- [Exercise]: Omit pictures and quote the listing below line by line, from its start through the line that holds "y_ticks = [0, 20, 40, 60, 80, 100, 120, 140]".

- [Recorded information]:
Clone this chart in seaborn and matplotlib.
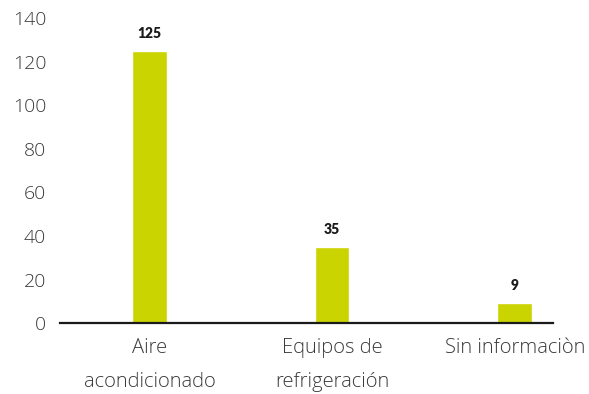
import matplotlib
matplotlib.use("Agg")
import matplotlib.pyplot as plt
import seaborn as sns
import pandas as pd

# data
categories = ["Aire\nacondicionado", "Equipos de\nrefrigeración", "Sin informaciòn"]
values = [125, 35, 9]
y_ticks = [0, 20, 40, 60, 80, 100, 120, 140]

df = pd.DataFrame({"categoria": categories, "valor": values})

sns.set_style("white")
plt.rcParams["font.family"] = ["Open Sans", "DejaVu Sans"]

fig = plt.figure(figsize=(5.89, 3.94), dpi=100)
ax = fig.add_axes([0.102, 0.180, 0.837, 0.774])

sns.barplot(data=df, x="categoria", y="valor", color="#cad400",
            saturation=1, width=0.19, ax=ax)

for i, v in enumerate(values):
    ax.annotate(str(v), (i, v), xytext=(0, 8), textcoords="offset points",
                ha="center", va="bottom", fontsize=10, fontweight="heavy",
                family=["Lato", "DejaVu Sans"], color="#1a1a1a")

ax.set_ylim(0, 140)
ax.set_xlim(-0.49, 2.21)
ax.set_yticks(y_ticks)
ax.set_xlabel("")
ax.set_ylabel("")

for s in ["top", "right", "left"]:
    ax.spines[s].set_visible(False)
ax.spines["bottom"].set_color("#1a1a1a")
ax.spines["bottom"].set_linewidth(1.6)

ax.tick_params(axis="y", length=0, pad=10, labelsize=14, labelcolor="#3a3a3a")
ax.tick_params(axis="x", length=0, pad=11, labelsize=14.5, labelcolor="#3a3a3a")
for lbl in ax.get_yticklabels() + ax.get_xticklabels():
    lbl.set_fontweight("light")
for lbl in ax.get_xticklabels():
    lbl.set_linespacing(1.9)

fig.savefig("out.png", dpi=100)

- [Exercise response]:
Clone this chart in seaborn and matplotlib.
import matplotlib
matplotlib.use("Agg")
import matplotlib.pyplot as plt
import seaborn as sns
import pandas as pd

# data
categories = ["Aire\nacondicionado", "Equipos de\nrefrigeración", "Sin informaciòn"]
values = [125, 35, 9]
y_ticks = [0, 20, 40, 60, 80, 100, 120, 140]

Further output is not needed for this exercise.